What is the Marubozu Candlestick Pattern – Explained By An Expert
Marubozu candlestick pattern may not very popular, so, it is not used by many fundamental analysts and professional traders. Perhaps, because using it alone may be considered insufficient to predict the future direction of prices. But, when properly studied and identified, it can be beneficial.
In this review, we’ve got Ezekiel Chew; the forex industry expert trader and trainer to share his take on Marubozu Candlestick. We will thoroughly examine the Marubozu candle, its bullish and bearish patterns, how it is used in trading, its advantage, disadvantage as well as how accurate its candlestick patterns can be. We will conclude the review with the best forex trading course.
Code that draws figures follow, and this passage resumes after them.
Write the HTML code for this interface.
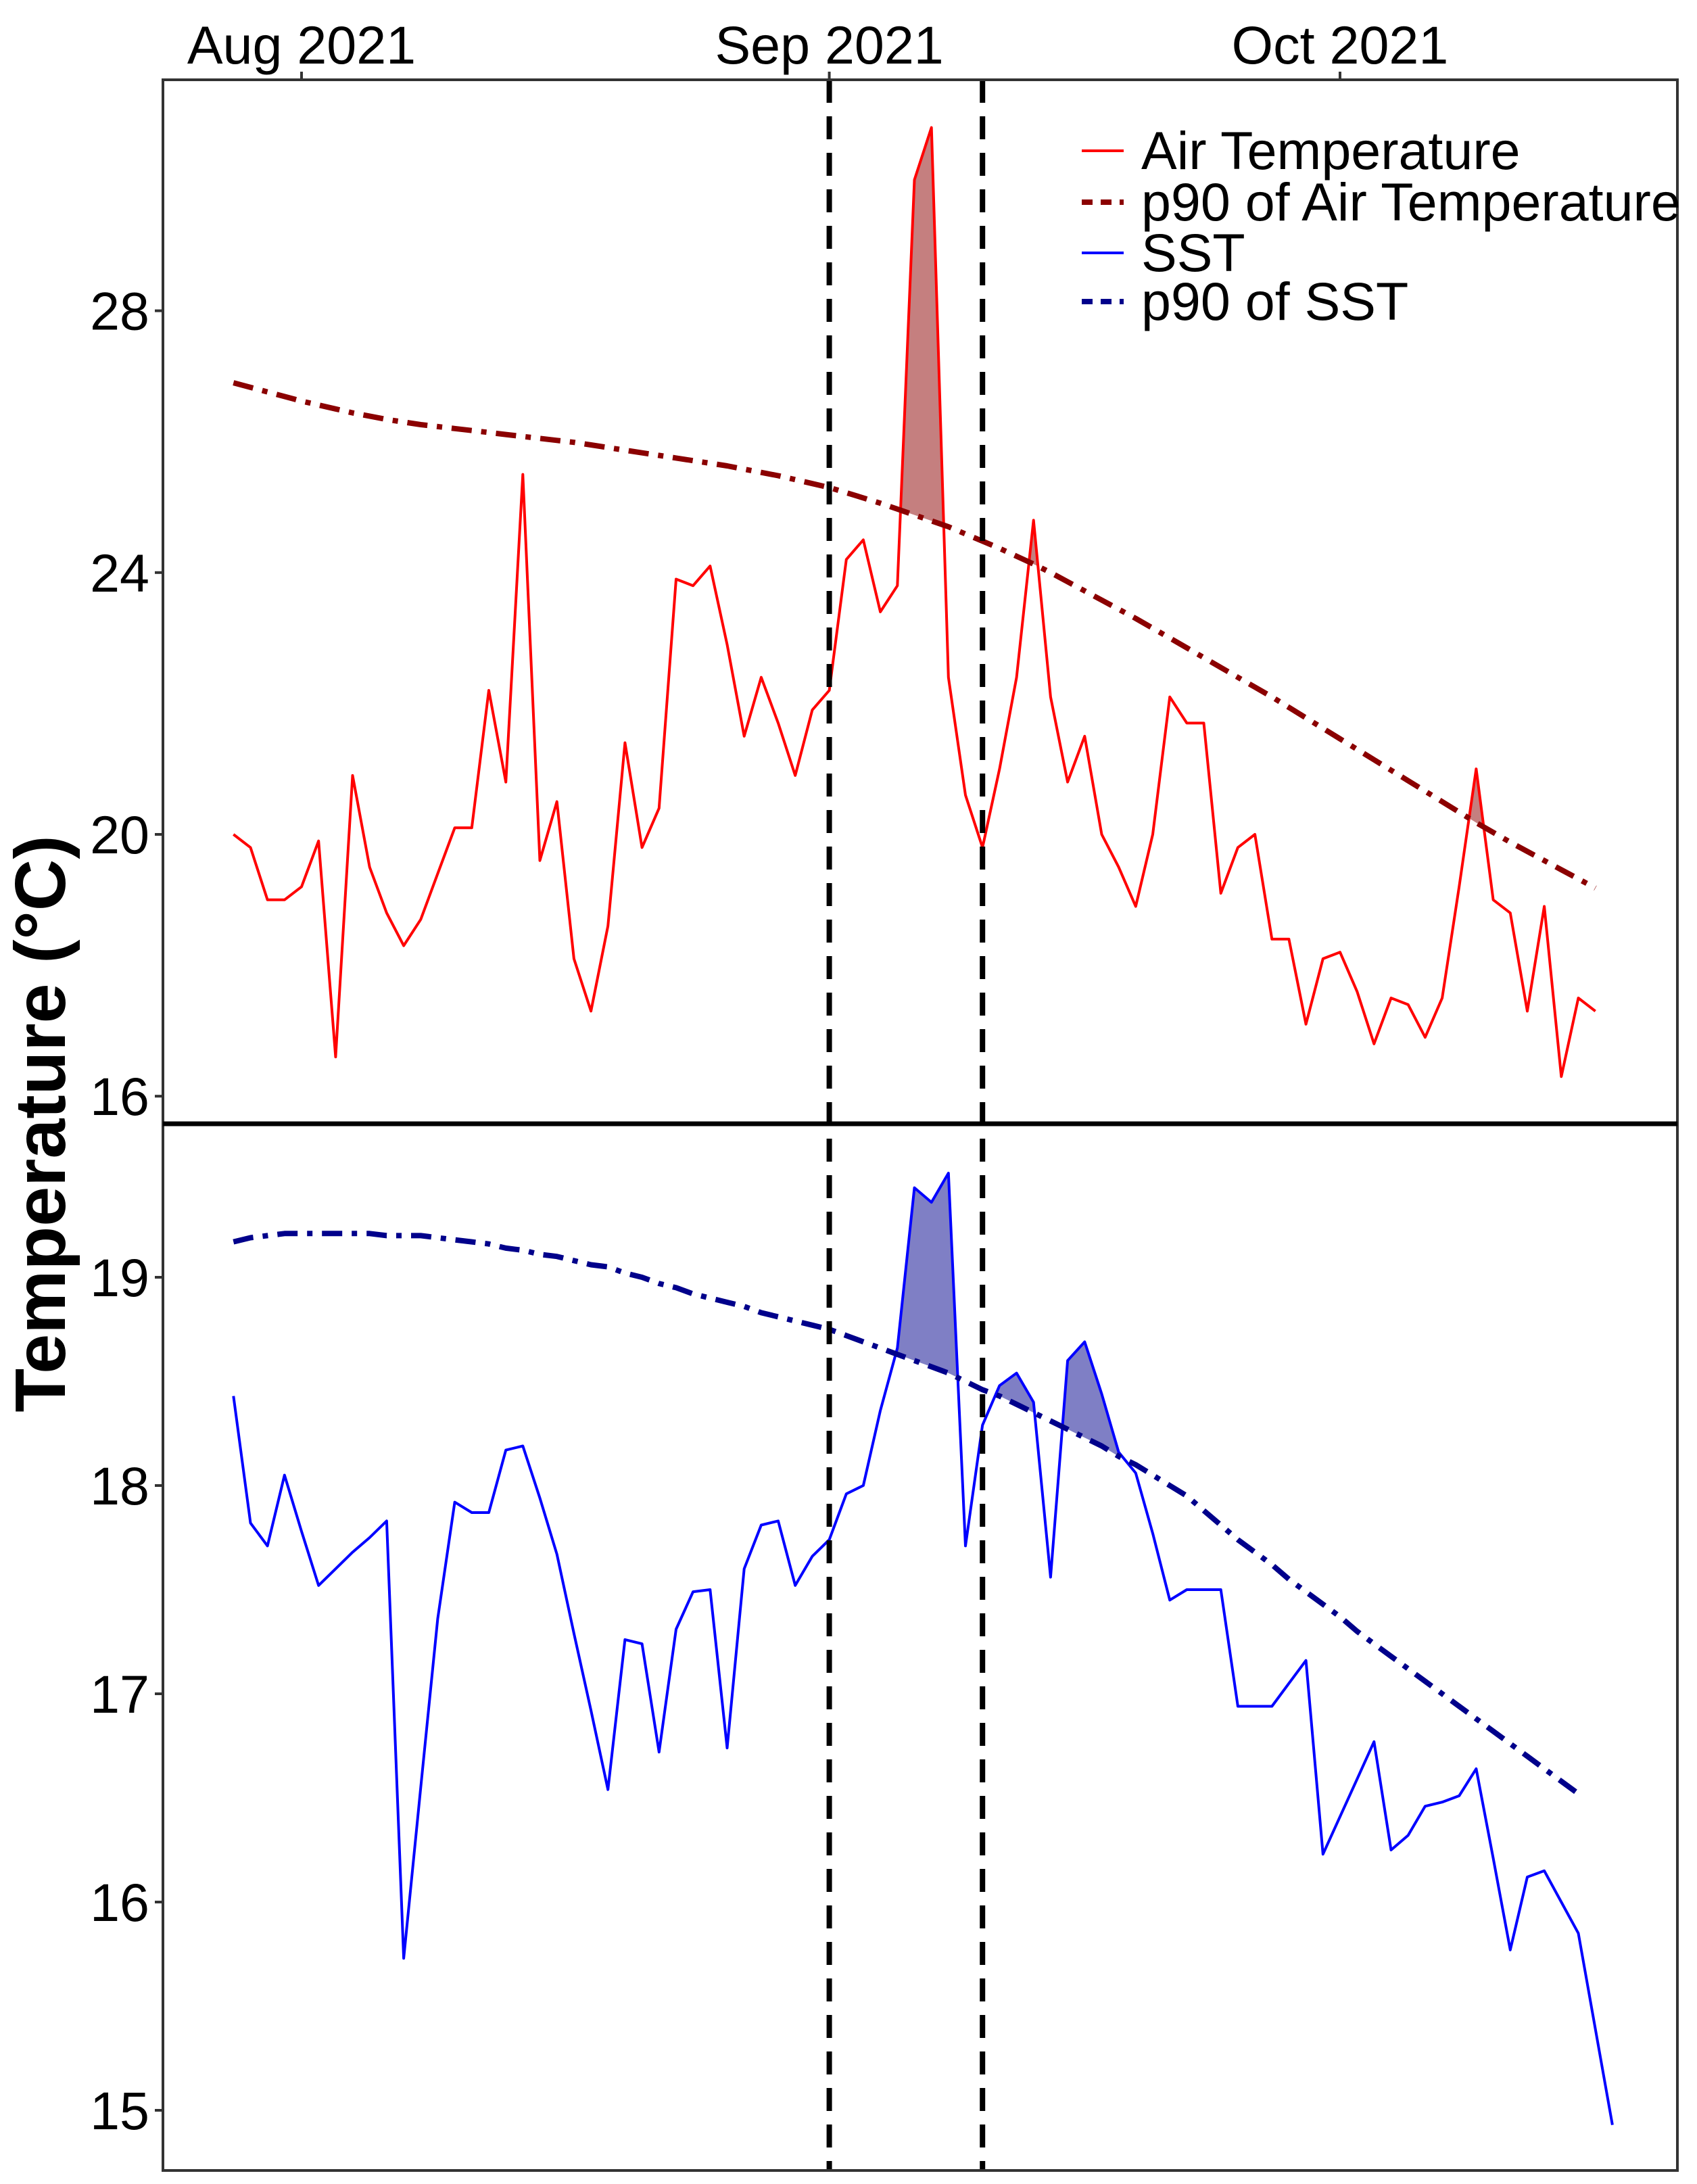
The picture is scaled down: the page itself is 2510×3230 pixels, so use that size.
<!DOCTYPE html>
<html><head><meta charset="utf-8"><style>
html,body{margin:0;padding:0;background:#fff;}
svg{display:block;font-family:"Liberation Sans",Arial,sans-serif;}
</style></head><body>
<svg id="chart" width="2510" height="3230" viewBox="0 0 2510 3230" xmlns="http://www.w3.org/2000/svg"></svg>
<script>
// ---- data ----
const airStartDay = -4; // day offset relative to Aug 1 2021
const airTemp = [20.0,19.8,19.0,19.0,19.2,19.9,16.6,20.9,19.5,18.8,18.3,18.7,19.4,20.1,20.1,22.2,20.8,25.5,19.6,20.5,18.1,17.3,18.6,21.4,19.8,20.4,23.9,23.8,24.1,22.9,21.5,22.4,21.7,20.9,21.9,22.2,24.2,24.5,23.4,23.8,30.0,30.8,22.4,20.6,19.8,21.0,22.4,24.8,22.1,20.8,21.5,20.0,19.5,18.9,20.0,22.1,21.7,21.7,19.1,19.8,20.0,18.4,18.4,17.1,18.1,18.2,17.6,16.8,17.5,17.4,16.9,17.5,19.2,21.0,19.0,18.8,17.3,18.9,16.3,17.5,17.3];
const airP90 = [26.9,26.83,26.76,26.69,26.62,26.56,26.5,26.44,26.39,26.34,26.3,26.26,26.23,26.2,26.17,26.14,26.11,26.08,26.05,26.02,25.99,25.95,25.91,25.87,25.83,25.79,25.75,25.71,25.67,25.63,25.58,25.53,25.48,25.42,25.36,25.3,25.22,25.14,25.06,24.97,24.88,24.79,24.7,24.59,24.48,24.37,24.25,24.13,24.0,23.86,23.72,23.58,23.44,23.3,23.15,23.0,22.85,22.7,22.55,22.4,22.25,22.1,21.94,21.78,21.62,21.46,21.3,21.14,20.98,20.82,20.66,20.5,20.34,20.18,20.03,19.88,19.74,19.6,19.46,19.32,19.18];
const sstStartDay = -4;
const sst = [18.43,17.82,17.71,18.05,17.78,17.52,17.6,17.68,17.75,17.83,15.73,16.55,17.36,17.92,17.87,17.87,18.17,18.19,17.94,17.67,17.29,16.92,16.54,17.26,17.24,16.72,17.31,17.49,17.5,16.74,17.6,17.81,17.83,17.52,17.66,17.74,17.96,18.0,18.36,18.66,19.43,19.36,19.5,17.71,18.29,18.48,18.54,18.4,17.56,18.6,18.69,18.44,18.16,18.06,17.77,17.45,17.5,17.5,17.5,16.94,16.94,16.94,17.05,17.16,16.23,16.41,16.59,16.77,16.25,16.32,16.46,16.48,16.51,16.64,16.21,15.77,16.12,16.15,16.0,15.85,15.39,14.93];
const sstP90 = [19.17,19.19,19.2,19.21,19.21,19.21,19.21,19.21,19.21,19.2,19.2,19.2,19.19,19.18,19.17,19.16,19.14,19.13,19.11,19.1,19.08,19.06,19.05,19.02,19.0,18.97,18.95,18.92,18.9,18.88,18.86,18.83,18.81,18.79,18.77,18.75,18.72,18.69,18.66,18.63,18.6,18.57,18.54,18.5,18.46,18.43,18.39,18.35,18.31,18.27,18.23,18.19,18.14,18.1,18.05,18.0,17.95,17.88,17.81,17.74,17.68,17.62,17.55,17.49,17.43,17.37,17.3,17.24,17.18,17.12,17.06,17.0,16.94,16.88,16.82,16.76,16.7,16.64,16.58,16.52];
const monthLabels = ["Aug 2021","Sep 2021","Oct 2021"];
const monthDays = [0,31,61];
const topTicks = [16,20,24,28];
const bottomTicks = [15,16,17,18,19];
const eventDays = [31,40];

// ---- axes ----
const L=241,R=2481,T=118,MID=1662,B=3210;
const xS = d => 446 + d*25.18;
const yTop = v => 1234 - (v-20)*96.8;
const yBot = v => 1889 + (19-v)*308;
const NS="http://www.w3.org/2000/svg";
const svg=document.getElementById('chart');
function mk(tag,attrs,parent){const e=document.createElementNS(NS,tag);for(const k in attrs)e.setAttribute(k,attrs[k]);(parent||svg).appendChild(e);return e;}

const defs=mk('defs',{});
const c1=mk('clipPath',{id:'clipTop'},defs);mk('rect',{x:L,y:T,width:R-L,height:MID-T},c1);
const c2=mk('clipPath',{id:'clipBot'},defs);mk('rect',{x:L,y:MID,width:R-L,height:B-MID},c2);

const gTop=mk('g',{'clip-path':'url(#clipTop)'});


const gBot=mk('g',{'clip-path':'url(#clipBot)'});



function shade(vals,p90,start,ys,fill,g,name){
  const n=Math.min(vals.length,p90.length);
  let seg=null;
  const polys=[];
  for(let i=0;i<n;i++){
    const d=start+i, a=vals[i]-p90[i];
    if(i>0){
      const ap=vals[i-1]-p90[i-1];
      if((ap>0)!==(a>0)){
        const t=ap/(ap-a); const dd=d-1+t; const vv=p90[i-1]+(p90[i]-p90[i-1])*t;
        if(a>0){seg={top:[[dd,vv]],bot:[[dd,vv]]};}
        else if(seg){seg.top.push([dd,vv]);polys.push(seg);seg=null;}
      }
    }
    if(a>0){ if(!seg)seg={top:[],bot:[]}; seg.top.push([d,vals[i]]); seg.bot.push([d,p90[i]]); }
  }
  if(seg)polys.push(seg);
  polys.forEach(p=>{
    const pts=p.top.concat(p.bot.slice().reverse()).map(q=>xS(q[0]).toFixed(1)+','+ys(q[1]).toFixed(1)).join(' ');
    const e=mk('polygon',{points:pts,fill:fill,stroke:'none'},g);
    
    
  });
}
function line(vals,start,ys,attrs,g,name){
  const pts=vals.map((v,i)=>xS(start+i).toFixed(1)+','+ys(v).toFixed(1)).join(' ');
  const e=mk('polyline',Object.assign({points:pts,fill:'none','stroke-linejoin':'round'},attrs),g);
  
  
}
shade(airTemp,airP90,airStartDay,yTop,'rgba(139,0,0,0.5)',gTop,'air-exceedance-area');
line(airTemp,airStartDay,yTop,{stroke:'#ff0000','stroke-width':4},gTop,'air-temperature-line');
line(airP90,airStartDay,yTop,{stroke:'#8b0000','stroke-width':8,'stroke-dasharray':'30,14,8,14'},gTop,'air-p90-line');
shade(sst,sstP90,sstStartDay,yBot,'rgba(0,0,139,0.5)',gBot,'sst-exceedance-area');
line(sst,sstStartDay,yBot,{stroke:'#0000ff','stroke-width':4},gBot,'sst-line');
line(sstP90,sstStartDay,yBot,{stroke:'#00008b','stroke-width':8,'stroke-dasharray':'30,14,8,14'},gBot,'sst-p90-line');

eventDays.forEach(d=>{
  const e=mk('line',{x1:xS(d),x2:xS(d),y1:T,y2:B,stroke:'#000','stroke-width':8,'stroke-dasharray':'34,20'});
  
  
});

let f=mk('rect',{x:L,y:T,width:R-L,height:B-T,fill:'none',stroke:'#333','stroke-width':4});


f=mk('line',{x1:L,x2:R,y1:MID,y2:MID,stroke:'#000','stroke-width':7});



monthDays.forEach((d,i)=>{
  const x=xS(d);
  const t=mk('line',{x1:x,x2:x,y1:T-12,y2:T,stroke:'#333','stroke-width':4});
  
  
  const l=mk('text',{x:x,y:T-24,'text-anchor':'middle','font-size':79,fill:'#000'});
  l.textContent=monthLabels[i];
  
  
});
function yt(ticks,ys){
  ticks.forEach(v=>{
    const y=ys(v);
    const t=mk('line',{x1:L-12,x2:L,y1:y,y2:y,stroke:'#333','stroke-width':4});
    
    
    const l=mk('text',{x:L-20,y:y+28,'text-anchor':'end','font-size':79,fill:'#000'});
    l.textContent=v;
    
    
  });
}
yt(topTicks,yTop); yt(bottomTicks,yBot);

const yl=mk('text',{x:0,y:0,transform:'translate(96,1662) rotate(-90)','text-anchor':'middle','font-size':106,'font-weight':'bold',fill:'#000'});
yl.textContent='Temperature (°C)';



const legendLabels=["Air Temperature","p90 of Air Temperature","SST","p90 of SST"];
const legendColors=["#ff0000","#8b0000","#0000ff","#00008b"];
const legendDash=[null,'16,12',null,'16,12'];
const legendY=[223,299,374,446];
const lg=mk('g',{});


legendLabels.forEach((s,i)=>{
  const y=legendY[i];
  const a={x1:1600,x2:1662,y1:y,y2:y,stroke:legendColors[i],'stroke-width':legendDash[i]?8:4};
  if(legendDash[i])a['stroke-dasharray']=legendDash[i];
  const k=mk('line',a,lg);
  
  
  const t=mk('text',{x:1688,y:y+27,'font-size':79,fill:'#000'},lg);
  t.textContent=s;
  
  
});
</script>
</body></html>
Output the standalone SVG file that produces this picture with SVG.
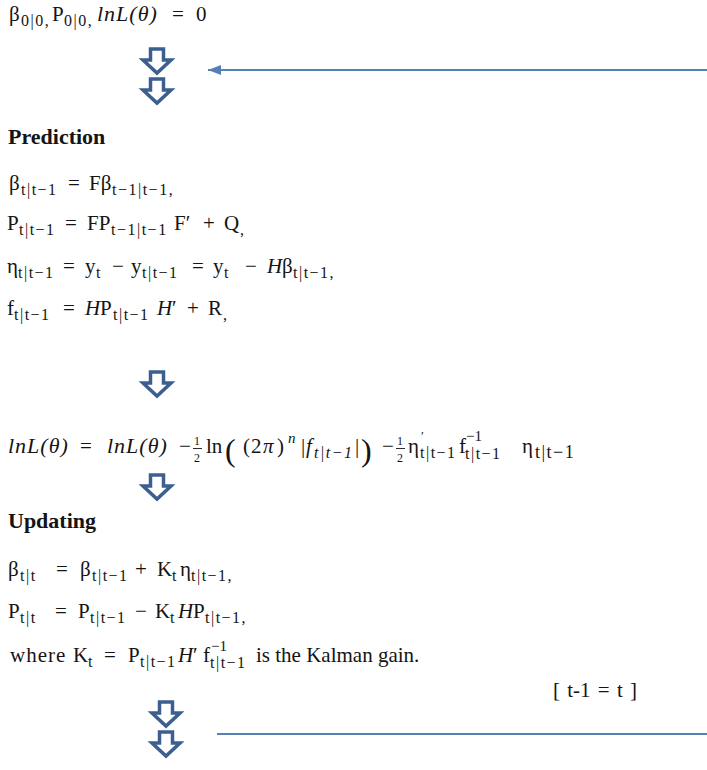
<svg xmlns="http://www.w3.org/2000/svg" width="707" height="770" viewBox="0 0 707 770">
<defs>
<style>
text{font-family:"Liberation Serif","Times New Roman",serif;font-size:21px;fill:#141414}
.i{font-style:italic}
.L{font-style:italic;font-size:22px;letter-spacing:1px}
.s{font-size:16px;letter-spacing:1.5px}
.p{font-size:15px}
.q{font-size:13px}
.h{font-weight:bold;font-size:22px}
.big{font-size:32px}
.arr{fill:#ffffff;stroke:#3c5f8f;stroke-width:3.5;stroke-linejoin:miter}
.ln{stroke:#5580b4;stroke-width:2;fill:none}
.fr{stroke:#141414;stroke-width:0.9}
</style>
<path id="dn" d="M-6.5,0 H6.5 V11 H14 L0,24 L-14,11 H-6.5 Z"/>
<marker id="ah" markerWidth="13" markerHeight="10" refX="13" refY="5" orient="auto" markerUnits="userSpaceOnUse"><path d="M0,0 L13,5 L0,10 Z" fill="#5580b4"/></marker>
</defs>
<rect width="707" height="770" fill="#ffffff"/>

<g id="init">
<text><tspan x="9" y="21">β</tspan><tspan class="s" x="21" y="26">0|0,</tspan><tspan x="52" y="21">P</tspan><tspan class="s" x="64" y="26">0|0,</tspan><tspan class="L" x="97" y="21">lnL(θ)</tspan><tspan x="172" y="21">=</tspan><tspan x="196" y="21">0</tspan></text>
</g>

<g id="prediction">
<text class="h" x="8" y="144">Prediction</text>
<text><tspan x="9" y="190">β</tspan><tspan class="s" x="21" y="195">t|t−1</tspan><tspan x="68" y="190">=</tspan><tspan x="89" y="190">Fβ</tspan><tspan class="s" x="112" y="195">t−1|t−1,</tspan></text>
<text><tspan x="7" y="230">P</tspan><tspan class="s" x="19" y="235">t|t−1</tspan><tspan x="65" y="230">=</tspan><tspan x="87" y="230">FP</tspan><tspan class="s" x="111" y="235">t−1|t−1</tspan><tspan x="174" y="230">F′</tspan><tspan x="203" y="230">+</tspan><tspan x="224" y="230">Q</tspan><tspan class="s" x="240" y="235">,</tspan></text>
<text><tspan x="7" y="273">η</tspan><tspan class="s" x="18" y="278">t|t−1</tspan><tspan x="63" y="273">=</tspan><tspan x="85" y="273">y</tspan><tspan class="s" x="96" y="278">t</tspan><tspan x="112" y="273">−</tspan><tspan x="131" y="273">y</tspan><tspan class="s" x="142" y="278">t|t−1</tspan><tspan x="192" y="273">=</tspan><tspan x="213" y="273">y</tspan><tspan class="s" x="224" y="278">t</tspan><tspan x="245" y="273">−</tspan><tspan class="i" x="267" y="273">H</tspan><tspan x="282" y="273">β</tspan><tspan class="s" x="293" y="278">t|t−1,</tspan></text>
<text><tspan x="7" y="315">f</tspan><tspan class="s" x="14" y="320">t|t−1</tspan><tspan x="63" y="315">=</tspan><tspan class="i" x="85" y="315">H</tspan><tspan x="100" y="315">P</tspan><tspan class="s" x="113" y="320">t|t−1</tspan><tspan class="i" x="157" y="315">H</tspan><tspan x="172" y="315">′</tspan><tspan x="187" y="315">+</tspan><tspan x="208" y="315">R</tspan><tspan class="s" x="223" y="320">,</tspan></text>
</g>

<g id="likelihood">
<text><tspan class="L" x="8" y="453">lnL(θ)</tspan><tspan x="80" y="453">=</tspan><tspan class="L" x="107" y="453">lnL(θ)</tspan><tspan x="179" y="453">−</tspan><tspan x="206" y="453">ln</tspan><tspan class="big" x="225" y="461">(</tspan><tspan x="243" y="453">(</tspan><tspan x="251" y="453">2</tspan><tspan class="i" x="263" y="453">π</tspan><tspan x="277" y="453">)</tspan><tspan class="p i" x="288" y="443">n</tspan><tspan x="301" y="453">|</tspan><tspan class="i" x="306" y="453">f</tspan><tspan class="s i" x="314" y="458">t|t−1</tspan><tspan x="355" y="453">|</tspan><tspan class="big" x="361" y="461">)</tspan><tspan x="382" y="453">−</tspan><tspan x="408" y="453">η</tspan><tspan class="s" x="420" y="458">t|t−1</tspan><tspan x="459" y="453">f</tspan><tspan class="s" x="465" y="459">t|t−1</tspan><tspan x="522" y="453">η</tspan><tspan class="s" x="535" y="458" style="font-size:18px">t|t−1</tspan></text>
<text class="q"><tspan x="421" y="440">′</tspan></text>
<text class="p"><tspan x="466" y="441">−1</tspan></text>
<text style="font-size:12px"><tspan x="194" y="445">1</tspan><tspan x="194" y="462">2</tspan><tspan x="397" y="445">1</tspan><tspan x="397" y="462">2</tspan></text>
<line class="fr" x1="193" y1="448.5" x2="202" y2="448.5"/>
<line class="fr" x1="396" y1="448.5" x2="405" y2="448.5"/>
</g>

<g id="updating">
<text class="h" x="8" y="528">Updating</text>
<text><tspan x="8" y="576">β</tspan><tspan class="s" x="20" y="581">t|t</tspan><tspan x="56" y="576">=</tspan><tspan x="80" y="576">β</tspan><tspan class="s" x="92" y="581">t|t−1</tspan><tspan x="135" y="576">+</tspan><tspan x="157" y="576">K</tspan><tspan class="s" x="172" y="581">t</tspan><tspan x="180" y="576">η</tspan><tspan class="s" x="191" y="581">t|t−1,</tspan></text>
<text><tspan x="8" y="618">P</tspan><tspan class="s" x="20" y="623">t|t</tspan><tspan x="55" y="618">=</tspan><tspan x="78" y="618">P</tspan><tspan class="s" x="90" y="623">t|t−1</tspan><tspan x="135" y="618">−</tspan><tspan x="155" y="618">K</tspan><tspan class="s" x="170" y="623">t</tspan><tspan class="i" x="178" y="618">H</tspan><tspan x="193" y="618">P</tspan><tspan class="s" x="205" y="623">t|t−1,</tspan></text>
<text><tspan x="10" y="662" letter-spacing="1">where</tspan><tspan x="73" y="662">K</tspan><tspan class="s" x="88" y="667">t</tspan><tspan x="104" y="662">=</tspan><tspan x="128" y="662">P</tspan><tspan class="s" x="140" y="667">t|t−1</tspan><tspan class="i" x="178" y="662">H</tspan><tspan x="193" y="662">′</tspan><tspan x="203" y="662">f</tspan><tspan class="s" x="210" y="668">t|t−1</tspan><tspan x="256" y="662">is the Kalman gain.</tspan></text>
<text class="p"><tspan x="211" y="651">−1</tspan></text>
</g>

<g id="iterate">
<text x="553" y="697" word-spacing="2">[ t-1 = t ]</text>
</g>

<g id="connectors">
<use href="#dn" class="arr" x="157" y="49"/>
<use href="#dn" class="arr" x="157" y="79"/>
<use href="#dn" class="arr" x="157" y="372"/>
<use href="#dn" class="arr" x="157" y="475"/>
<use href="#dn" class="arr" x="166" y="702"/>
<use href="#dn" class="arr" x="166" y="732"/>
<line class="ln" x1="707" y1="70" x2="208" y2="70" marker-end="url(#ah)"/>
<line class="ln" x1="217" y1="734" x2="707" y2="734"/>
</g>
</svg>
What is Marubozu Candlestick Pattern
Marubozu is a Japanese candlestick pattern with a body without wick or shadows. The Japanese word ‘Marubozu’ means shaved head, bald head, or ‘close-cropped head’. Ideally, the perfect Marubozu candlestick has no head or tail; that is, no wick on top or bottom of the body but practically, what is mainly observed may be a very small insignificant wick.
The Marubozu candlestick pattern was first used many centuries ago in Japan by rice traders who used it to denote steady price falls or increments throughout the day. It indicated that the price traded strongly in one direction throughout the day or trading session. Within the particular session involved, there was no zigzag movement of the asset’s price.
Today, Marubozu candles are found in trading charts that cuts across various financial markets such as forex, cryptos, stock charts, etc. It may be extremely rare to find Marubozu candlesticks on daily charts and higher timeframes but may be easier to find in a quiet market with very low volatility. It mainly occurs at the beginning of a new trend; be it bullish or bearish and also in the middle of a trend or when the trend is about to reverse.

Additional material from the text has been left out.